What happened next is a familiar story: Across the country, urban development nearly amputated once-vibrant African-American and immigrant neighborhoods.
Former councilwoman Estrada says residents saw a proposed new freeway as a sign of progress, as an opportunity to direct even more people to Mount Vernon Avenue and the West Side.
“Instead what they did was they designed the freeway with only exits to the east, towards downtown, away from the Hispanic community of San Bernardino.” On the West Side, the freeway got a sobering moniker. “It was our own Berlin wall,” says Estrada. “It shut us off from the downtown and brought the demise of our businesses on the West Side.”
Last year, westbound off-ramps were added in a freeway upgrade, but those old scars remain. Walk along Mount Vernon Avenue now and you’ll pass empty lots and vacant storefronts, and bars on the windows of existing businesses.

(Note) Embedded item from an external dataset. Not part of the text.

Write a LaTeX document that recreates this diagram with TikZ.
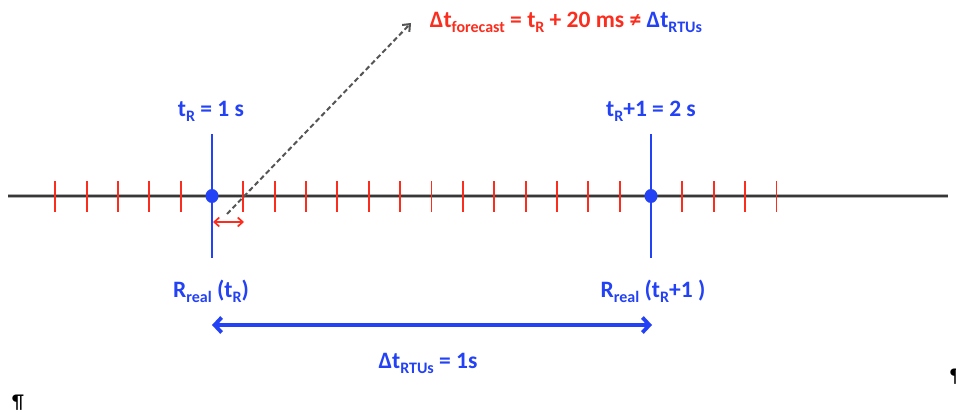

“You see the blight,” Mitla co-owner Steve Oquendo tells me, when I mention what I see. “You see the bars on the windows. I don’t see that when I come here because I’m from here. My 'hood, my barrio, it’s a beautiful place.”
He says, when he was a business major in college, he had all sorts of ideas about how to make Mitla’s kitchen more efficient, about how a new location could bring in more money. He’s relieved now that he, and his ancestors, made no radical changes. “There were a lot of roads that could have been taken by my grandmother and my grandfather that would have changed the history, and I’m glad it never did.”
I ask, does he ever get resentful that his family never saw dividends from inspiring Taco Bell? “Not at all,” he responds, quickly. “I wouldn’t change where we’re at for the world. I really wouldn’t. If we had gotten that big, I don’t think I’d have the sense of responsibility and pride that I have now. Our customers come here for that gut feeling, that soul feeling, that home feeling. It’s a meeting place. You can’t take that away.”
Maybe that attitude is key to Mitla’s survival: Four generations of owners kept the original menu, and stayed right here.